Useful education for the future and educating for a useful future.
The current Covid-19 outbreak has resulted in school closures in many countries. Student learning faces significant disruption at an important time of the year (northern hemisphere) as exam season approaches for particular cohorts, and more generally for all students.
Into the breach has stepped online learning, employed by many schools to maintain as regular a programme of teaching and learning as possible for students. Numerous social media postings have understandably lauded the impressive efforts of school communities to soldier on in the face of some very challenging circumstances.
Inevitably, there has been some commentary on the possibility of such online learning becoming the norm in the (not too distant) future. Is it conceivable that schools as we know them may cease to exist, as the penetration of technology into the farthest corners of the world comes to enable much greater accessibility to online learning, without the necessity to travel to a central place or building?. Or will matters revert to ‘as you were’, comfortable and stable following so much recent upheaval? Quite likely, I would imagine, for the time being. But these times throw up a few questions I would pose for consideration at this point, once the present crisis has abated:
Debated ad infinitum, it is still pertinent to ask if the acquiring of knowledge and skills alone (in classrooms or online) is equivalent to an education, especially when this acquisition is now possible remotely, in a context where the teacher is a talking head at best, or a robot, perhaps, at worst?

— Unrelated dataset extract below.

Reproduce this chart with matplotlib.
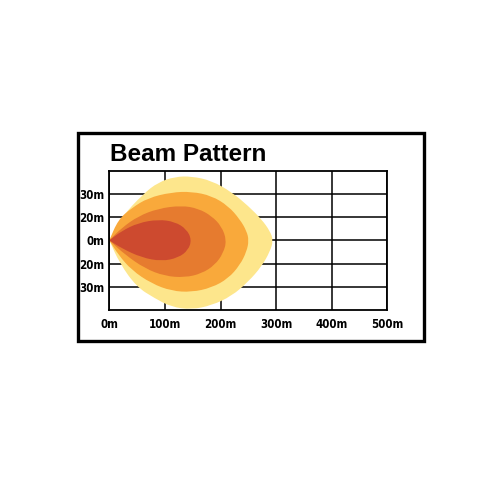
"""Beam pattern chart: nested light zones over a distance grid."""

import matplotlib
matplotlib.use("Agg")
import matplotlib.pyplot as plt
from matplotlib.path import Path
from matplotlib.patches import PathPatch, Rectangle

# distance ticks (m) and the lateral rows (grid units, labelled in metres)
x_ticks = [0, 100, 200, 300, 400, 500]
x_labels = ["0m", "100m", "200m", "300m", "400m", "500m"]
y_ticks = [2, 1, 0, -1, -2]
y_labels = ["30m", "20m", "0m", "20m", "30m"]

# outlines, going round from the lamp at (0, 0)
yellow_x = [0, 22, 61, 88, 118, 148, 184, 220, 250, 274, 289, 295,
            289, 274, 250, 220, 184, 148, 112, 82, 49, 19, 0]
yellow_y = [0, 1.0, 2.0, 2.5, 2.74, 2.76, 2.57, 2.08, 1.48, 0.9, 0.4, 0,
            -0.48, -1.12, -1.78, -2.4, -2.8, -2.98, -2.87, -2.5, -2.0, -1.0, 0]

orange_x = [0, 16, 40, 70, 112, 148, 184, 214, 235, 247, 251,
            247, 235, 214, 184, 148, 112, 76, 40, 16, 0]
orange_y = [0, 0.89, 1.39, 1.83, 2.07, 2.1, 1.92, 1.48, 0.9, 0.4, 0,
            -0.48, -1.06, -1.64, -2.04, -2.23, -2.18, -1.86, -1.28, -0.61, 0]

dark_x = [0, 22, 52, 88, 130, 160, 184, 202, 211,
          205, 190, 166, 136, 100, 64, 28, 0]
dark_y = [0, 0.53, 1.04, 1.37, 1.5, 1.37, 1.05, 0.6, 0,
          -0.55, -1.06, -1.43, -1.6, -1.54, -1.21, -0.61, 0]

red_x = [0, 22, 52, 88, 118, 139, 148, 142, 124, 94, 58, 22, 0]
red_y = [0, 0.4, 0.75, 0.9, 0.8, 0.48, 0.03, -0.42, -0.75, -0.9, -0.74, -0.34, 0]

zones = [
    (yellow_x, yellow_y, "#fde68c"),
    (orange_x, orange_y, "#f9a93b"),
    (dark_x, dark_y, "#e67b2f"),
    (red_x, red_y, "#cd4a2f"),
]


def smooth_path(xs, ys):
    """Quadratic B-spline round the outline; the lamp point stays a corner."""
    pts = list(zip(xs, ys))
    inner = pts[1:-1]
    verts = [pts[0], ((pts[0][0] + inner[0][0]) / 2, (pts[0][1] + inner[0][1]) / 2)]
    codes = [Path.MOVETO, Path.LINETO]
    for i, p in enumerate(inner):
        nxt = inner[i + 1] if i + 1 < len(inner) else pts[-1]
        verts += [p, ((p[0] + nxt[0]) / 2, (p[1] + nxt[1]) / 2)]
        codes += [Path.CURVE3, Path.CURVE3]
    verts.append(pts[-1])
    codes.append(Path.LINETO)
    return Path(verts, codes)


fig = plt.figure(figsize=(5, 5), dpi=100)
ax = fig.add_axes([0.2186, 0.38, 0.556, 0.2786])

for xs, ys, color in zones:
    ax.add_patch(PathPatch(smooth_path(xs, ys), facecolor=color,
                           edgecolor="none", zorder=2))

ax.set_xlim(0, 500)
ax.set_ylim(-3, 3)
ax.set_xticks(x_ticks)
ax.set_xticklabels(x_labels)
ax.set_yticks(y_ticks)
ax.set_yticklabels(y_labels)
ax.grid(True, color="black", linewidth=1.1, zorder=1)
ax.set_axisbelow(True)
ax.tick_params(axis="y", length=0, pad=3.5)
ax.tick_params(axis="x", length=0, pad=5.5)
for lab in ax.get_xticklabels() + ax.get_yticklabels():
    lab.set_fontfamily("DejaVu Sans")
    lab.set_fontstretch("condensed")
    lab.set_fontweight("bold")
    lab.set_fontsize(8.3)
for sp in ax.spines.values():
    sp.set_linewidth(1.3)
    sp.set_zorder(3)

fig.text(0.221, 0.678, "Beam Pattern", fontsize=17.5, fontweight="bold",
         family="Liberation Sans", ha="left", va="baseline")

fig.patches.append(Rectangle((0.155, 0.318), 0.693, 0.416, transform=fig.transFigure,
                             fill=False, edgecolor="black", linewidth=2.4))

fig.savefig("out.png", dpi=100, facecolor="white")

Then again, what are we educating for? Has enough thought been given to the scenario that, alongside knowledge and skills, increasingly what we should be educating for in this uncertain century is an understanding and appreciation of human usefulness, value and sense of self-worth in an intricately interconnected world? This, while recognising that in the future the very electronic media which, to great acclaim today, delivered in the current circumstance may, as they evolve, overtake the necessity or the ability of future generations of humans to enter and maintain employment. What then will we humans be? Where will our value as humans lie? How will we spend our time? How will we be useful or even relevant?
The power of education in the fullest sense lies in preparing students to recognise also their personal worth, and respect themselves as humans, alongside all others, while encompassing, and learning to deal with, the full range of human experience and emotion – positive, negative and mundane. Alongside, but not subservient to, ubiquitous technology, who better to deliver this preparation than thoroughly professional human teachers, even if in a manner and context decidedly different than currently?
In these Covid-19 days many students are learning remotely via electronic media, and I am delighted for them and their schools. But as this century rolls along we will need to be perspicacious when balancing the human and the technological in matters of education. The online and remote genie is emerging from the bottle and is to be welcomed, once we appreciate that it will require all the ingenuity and capital of our future teachers and school leaders to manage the genie creatively in constructing a thoroughly rounded education for our students. I doubt very much this genie will return to this particular bottle any time soon, if ever!
2 Responses
I like to think this forced transition to online learning will give me a fresh chance to see the areas I/we can improve in the classroom (when we finally get back there)! Exciting, if strange, times!
Yes, teaching and learning in the future will be interesting … in class, online, blended, virtual, artificial … but we must remember the humans at the centre of the exercise and seek to empower their personal and interpersonal capacities. Keep me posted on your journey and let me know if I can help.